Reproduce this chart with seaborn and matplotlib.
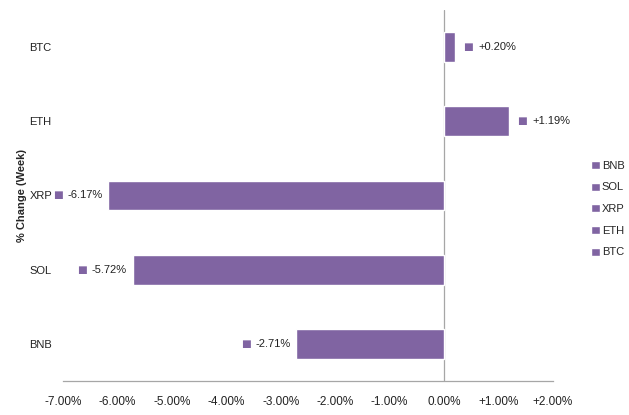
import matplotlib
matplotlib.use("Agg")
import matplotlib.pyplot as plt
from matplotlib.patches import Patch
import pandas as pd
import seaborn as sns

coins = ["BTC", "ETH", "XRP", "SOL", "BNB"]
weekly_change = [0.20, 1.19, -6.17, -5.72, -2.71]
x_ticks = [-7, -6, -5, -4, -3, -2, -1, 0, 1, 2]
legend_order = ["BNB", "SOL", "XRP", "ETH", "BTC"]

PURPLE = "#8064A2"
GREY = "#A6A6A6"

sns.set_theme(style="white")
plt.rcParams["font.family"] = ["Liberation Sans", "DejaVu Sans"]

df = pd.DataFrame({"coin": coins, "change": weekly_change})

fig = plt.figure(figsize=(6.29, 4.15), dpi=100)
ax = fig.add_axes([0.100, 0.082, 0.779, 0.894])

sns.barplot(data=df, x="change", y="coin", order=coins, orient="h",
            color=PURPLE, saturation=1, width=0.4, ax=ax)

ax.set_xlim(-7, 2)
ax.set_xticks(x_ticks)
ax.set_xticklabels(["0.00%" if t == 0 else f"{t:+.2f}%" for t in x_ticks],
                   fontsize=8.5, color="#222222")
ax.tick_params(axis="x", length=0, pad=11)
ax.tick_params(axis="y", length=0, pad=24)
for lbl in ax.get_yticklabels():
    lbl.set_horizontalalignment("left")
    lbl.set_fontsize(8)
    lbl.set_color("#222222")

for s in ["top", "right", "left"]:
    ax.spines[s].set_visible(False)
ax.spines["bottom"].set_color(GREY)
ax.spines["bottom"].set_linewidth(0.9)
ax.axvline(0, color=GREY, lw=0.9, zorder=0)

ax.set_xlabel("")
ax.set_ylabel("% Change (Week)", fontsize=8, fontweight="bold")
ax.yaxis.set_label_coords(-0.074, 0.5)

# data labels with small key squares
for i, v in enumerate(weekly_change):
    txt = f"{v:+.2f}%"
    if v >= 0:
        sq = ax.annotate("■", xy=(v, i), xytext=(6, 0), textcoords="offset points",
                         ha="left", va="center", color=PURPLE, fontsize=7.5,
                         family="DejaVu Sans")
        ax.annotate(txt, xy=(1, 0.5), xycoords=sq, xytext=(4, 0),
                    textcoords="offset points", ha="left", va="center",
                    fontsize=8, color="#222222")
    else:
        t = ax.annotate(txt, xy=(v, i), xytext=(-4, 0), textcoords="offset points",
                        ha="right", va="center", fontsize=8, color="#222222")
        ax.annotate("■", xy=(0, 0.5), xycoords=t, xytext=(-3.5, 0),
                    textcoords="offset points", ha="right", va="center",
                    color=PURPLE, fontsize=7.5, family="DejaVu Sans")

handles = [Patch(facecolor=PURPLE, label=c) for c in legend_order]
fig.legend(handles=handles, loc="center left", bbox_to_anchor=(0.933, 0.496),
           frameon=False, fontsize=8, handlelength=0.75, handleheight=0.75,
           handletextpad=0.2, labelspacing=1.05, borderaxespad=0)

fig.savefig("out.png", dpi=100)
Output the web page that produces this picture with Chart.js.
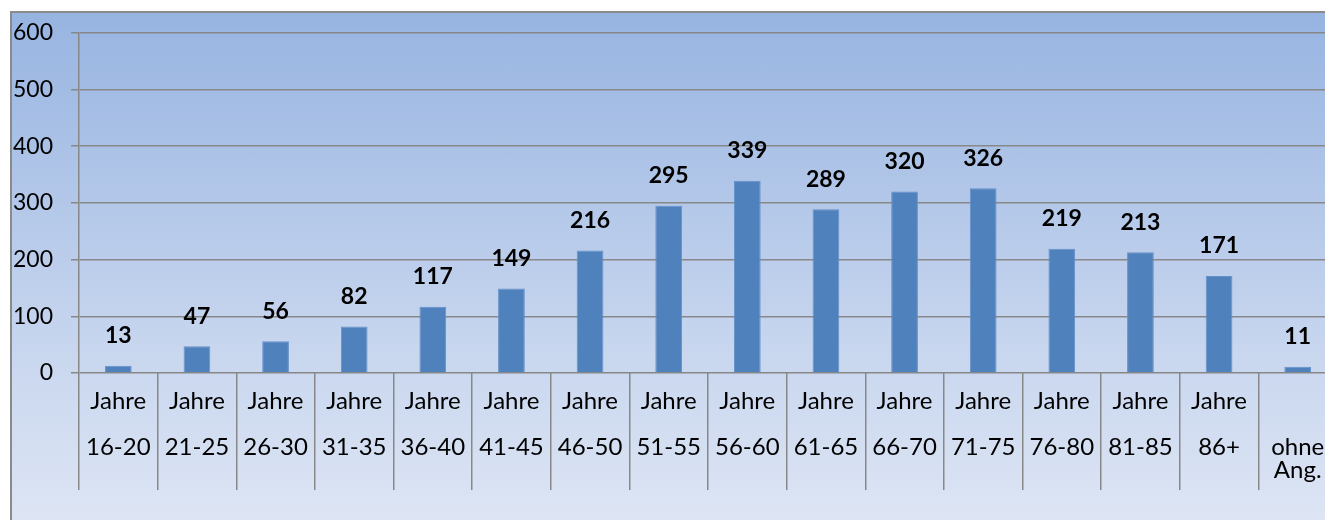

__Written task__: Each record should be quoted exactly, with the images omitted.

__Reply__:
Reproduce this chart with seaborn and matplotlib.
import matplotlib
matplotlib.use("Agg")
import matplotlib.pyplot as plt
from matplotlib.patches import Patch
import pandas as pd
import seaborn as sns

coins = ["BTC", "ETH", "XRP", "SOL", "BNB"]
weekly_change = [0.20, 1.19, -6.17, -5.72, -2.71]
x_ticks = [-7, -6, -5, -4, -3, -2, -1, 0, 1, 2]
legend_order = ["BNB", "SOL", "XRP", "ETH", "BTC"]

PURPLE = "#8064A2"
GREY = "#A6A6A6"

sns.set_theme(style="white")
plt.rcParams["font.family"] = ["Liberation Sans", "DejaVu Sans"]

df = pd.DataFrame({"coin": coins, "change": weekly_change})

fig = plt.figure(figsize=(6.29, 4.15), dpi=100)
ax = fig.add_axes([0.100, 0.082, 0.779, 0.894])

sns.barplot(data=df, x="change", y="coin", order=coins, orient="h",
            color=PURPLE, saturation=1, width=0.4, ax=ax)

ax.set_xlim(-7, 2)
ax.set_xticks(x_ticks)
ax.set_xticklabels(["0.00%" if t == 0 else f"{t:+.2f}%" for t in x_ticks],
                   fontsize=8.5, color="#222222")
ax.tick_params(axis="x", length=0, pad=11)
ax.tick_params(axis="y", length=0, pad=24)
for lbl in ax.get_yticklabels():
    lbl.set_horizontalalignment("left")
    lbl.set_fontsize(8)
    lbl.set_color("#222222")

for s in ["top", "right", "left"]:
    ax.spines[s].set_visible(False)
ax.spines["bottom"].set_color(GREY)
ax.spines["bottom"].set_linewidth(0.9)
ax.axvline(0, color=GREY, lw=0.9, zorder=0)

ax.set_xlabel("")
ax.set_ylabel("% Change (Week)", fontsize=8, fontweight="bold")
ax.yaxis.set_label_coords(-0.074, 0.5)

# data labels with small key squares
for i, v in enumerate(weekly_change):
    txt = f"{v:+.2f}%"
    if v >= 0:
        sq = ax.annotate("■", xy=(v, i), xytext=(6, 0), textcoords="offset points",
                         ha="left", va="center", color=PURPLE, fontsize=7.5,
                         family="DejaVu Sans")
        ax.annotate(txt, xy=(1, 0.5), xycoords=sq, xytext=(4, 0),
                    textcoords="offset points", ha="left", va="center",
                    fontsize=8, color="#222222")
    else:
        t = ax.annotate(txt, xy=(v, i), xytext=(-4, 0), textcoords="offset points",
                        ha="right", va="center", fontsize=8, color="#222222")
        ax.annotate("■", xy=(0, 0.5), xycoords=t, xytext=(-3.5, 0),
                    textcoords="offset points", ha="right", va="center",
                    color=PURPLE, fontsize=7.5, family="DejaVu Sans")

handles = [Patch(facecolor=PURPLE, label=c) for c in legend_order]
fig.legend(handles=handles, loc="center left", bbox_to_anchor=(0.933, 0.496),
           frameon=False, fontsize=8, handlelength=0.75, handleheight=0.75,
           handletextpad=0.2, labelspacing=1.05, borderaxespad=0)

fig.savefig("out.png", dpi=100)
Output the web page that produces this picture with Chart.js.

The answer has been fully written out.